The problem with adding height and weight and stopping there (aside from the fact that the units aren’t commensurate) is that there’s no evidence that the results actually correlate with anything useful. (“BMI,” which has similar problems, is generally given as a dimensionless number, probably because nothing else is measured in kg / m^-2. So, first, there’s no easy name for it, and second, “27” sounds more meaningful than “27 kilograms per meter squared” let alone “per square meter.”
@Vicki: You can measure rainfall, paint coverage or anything else that is a mass per unit area in kg/m².
Anyway, surely they wouldn’t use the mean as an indication of life expectancy?
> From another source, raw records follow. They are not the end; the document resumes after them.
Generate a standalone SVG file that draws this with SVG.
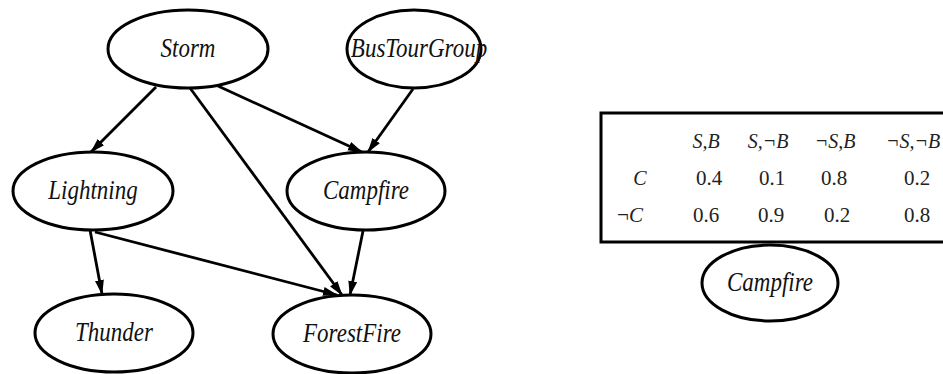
<svg xmlns="http://www.w3.org/2000/svg" width="943" height="374" viewBox="0 0 943 374">
  <defs>
    <marker id="arrow" markerUnits="userSpaceOnUse" markerWidth="15" markerHeight="10" refX="14" refY="4.5" orient="auto">
      <path d="M0,0 L15,4.5 L0,9 Z" fill="#000"/>
    </marker>
    <style>
      .node ellipse { fill: #fff; stroke: #000; stroke-width: 3; }
      .label { font-family: "Liberation Serif", "Times New Roman", serif; font-style: italic; font-size: 23px; text-anchor: middle; fill: #111; }
      .edge { stroke: #000; stroke-width: 2.8; fill: none; marker-end: url(#arrow); }
      .cpt { font-family: "Liberation Serif", "Times New Roman", serif; font-size: 21px; text-anchor: middle; fill: #222; }
      .cpt-h { font-style: italic; font-size: 20px; }
    </style>
  </defs>
  <rect width="943" height="374" fill="#fff"/>

  <!-- connectors -->
  <g id="edges">
    <line class="edge" x1="156" y1="87" x2="91" y2="152"/>
    <line class="edge" x1="190" y1="88" x2="342" y2="295"/>
    <line class="edge" x1="218" y1="86" x2="362" y2="152"/>
    <line class="edge" x1="413" y1="89" x2="368" y2="152"/>
    <line class="edge" x1="90" y1="230" x2="102" y2="294"/>
    <line class="edge" x1="95" y1="232" x2="337" y2="295"/>
    <line class="edge" x1="363" y1="231" x2="350" y2="295"/>
  </g>

  <!-- nodes (labels are drawn slightly tall, like the original typesetting) -->
  <g id="storm" class="node">
    <ellipse cx="188" cy="49" rx="80" ry="39"/>
    <text class="label" transform="translate(188,57) scale(1,1.2)">Storm</text>
  </g>
  <g id="bustourgroup" class="node">
    <ellipse cx="414" cy="49" rx="67" ry="39"/>
    <text class="label" transform="translate(419,57) scale(1,1.2)">BusTourGroup</text>
  </g>
  <g id="lightning" class="node">
    <ellipse cx="93" cy="191" rx="80" ry="39"/>
    <text class="label" transform="translate(93,199) scale(1,1.2)">Lightning</text>
  </g>
  <g id="campfire" class="node">
    <ellipse cx="366" cy="191" rx="79" ry="39"/>
    <text class="label" transform="translate(366,199) scale(1,1.2)">Campfire</text>
  </g>
  <g id="thunder" class="node">
    <ellipse cx="114" cy="333" rx="79" ry="39"/>
    <text class="label" transform="translate(114,341) scale(1,1.2)">Thunder</text>
  </g>
  <g id="forestfire" class="node">
    <ellipse cx="352" cy="334" rx="79" ry="39"/>
    <text class="label" transform="translate(352,342) scale(1,1.2)">ForestFire</text>
  </g>

  <!-- conditional probability table for Campfire -->
  <g id="cpt">
    <rect x="601" y="113" width="360" height="129" fill="#fff" stroke="#000" stroke-width="3"/>
    <text class="cpt cpt-h" x="706" y="148">S,B</text>
    <text class="cpt cpt-h" x="768" y="148">S,¬B</text>
    <text class="cpt cpt-h" x="835" y="148">¬S,B</text>
    <text class="cpt cpt-h" x="913" y="148">¬S,¬B</text>
    <text class="cpt cpt-h" x="640" y="185">C</text>
    <text class="cpt" x="709" y="185">0.4</text>
    <text class="cpt" x="772" y="185">0.1</text>
    <text class="cpt" x="834" y="185">0.8</text>
    <text class="cpt" x="917" y="185">0.2</text>
    <text class="cpt" x="630" y="222">¬<tspan font-style="italic">C</tspan></text>
    <text class="cpt" x="706" y="222">0.6</text>
    <text class="cpt" x="771" y="222">0.9</text>
    <text class="cpt" x="837" y="222">0.2</text>
    <text class="cpt" x="917" y="222">0.8</text>
  </g>
  <g id="campfire-cpt" class="node">
    <ellipse cx="770" cy="283" rx="68" ry="38"/>
    <text class="label" transform="translate(770,291) scale(1,1.2)">Campfire</text>
  </g>
</svg>
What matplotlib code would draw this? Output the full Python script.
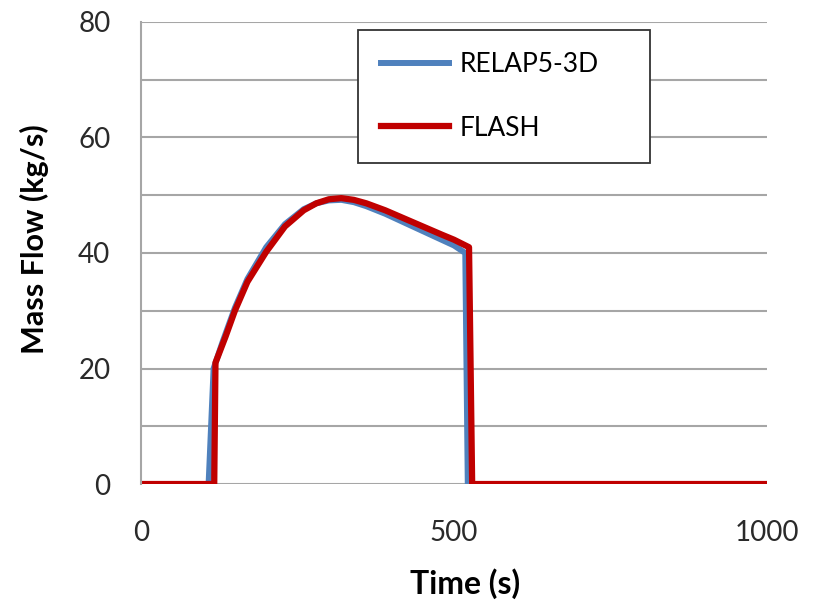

It’s a blind range (you can’t live for less than -40 weeks), so the median would be more appropriate. The point where the slope was steepest on the graph of “percentage of total population dead by this age” against age might well tell a few stories, too.
Funny how being in a position of power makes you think that everything you do is right. Simpson needs to take a step back and realize his mistakes… Or at least find ways to address his points with some logic backing them. Oops.
@mathematic_ali
I’m confused!
If a voter has contributed to Social Security for 30 or 40 years … why on earth would they let their benefits go without a fight?
Note – I am not American – maybe the average American does not realize that SS contributions are part of his compensation package?
Given the huge population of Baby Boomer voters, why does this issue keep being raised as if SS is a “gift” that is bestowed on lucky taxpayers? Why don’t the contributers feel that they own this pension?
I know what it has cost me to participate in my government pension plan for the last 50 years. I’m expecting the agreed-upon payout Any unfavourable changes will be met with political action, from the group with more free time than any other.
Re: HD Carrol,
Interesting counter-perspective- I catch your point that as the U.S. population gets generally older, the proportion of SS beneficiaries to contributors increases. But I don’t understand why it’s not called a surplus, in actuarial terms, if your revenues exceed your costs. Can you please elaborate?
Personally, even I, basically an elementary teacher of math, was able to understand your equation and how it was derived when I looked through it. I don’t believe that Simpson wasn’t able to understand this, either.
What I do think is that being a Republican, he is opposed to the IDEA of having Social Security at ALL. I have been hearing this same tune from my father since I was a little kid at the dinner table even in the late 50’s and early 60’s. This group of people believes that ANY kind of transfer payments are STEALING from the productive members of society to give to the unproductive members. My Dad used to lecture me since I was a first-grader in 1961 on the “evils of social security” and how it “had to be destroyed.” Watching today’s politics, it seems this is the REAL agenda–get rid of welfare, food stamps, medicaid, any government help with heath insurance or socialized medicine, and of course, eventually, even social security. It seems the current agenda, since in cannot be achieved legislatively, is to simply DEFUND all the programs through continuing tax cuts until they collapse.
Therefore, I believe that Simpson DOESN’T CARE about the math–he’s just twisting figures around to “scare” people and use them for his own purposes, in a way that he can “pretend” that he thought he was making honest statements.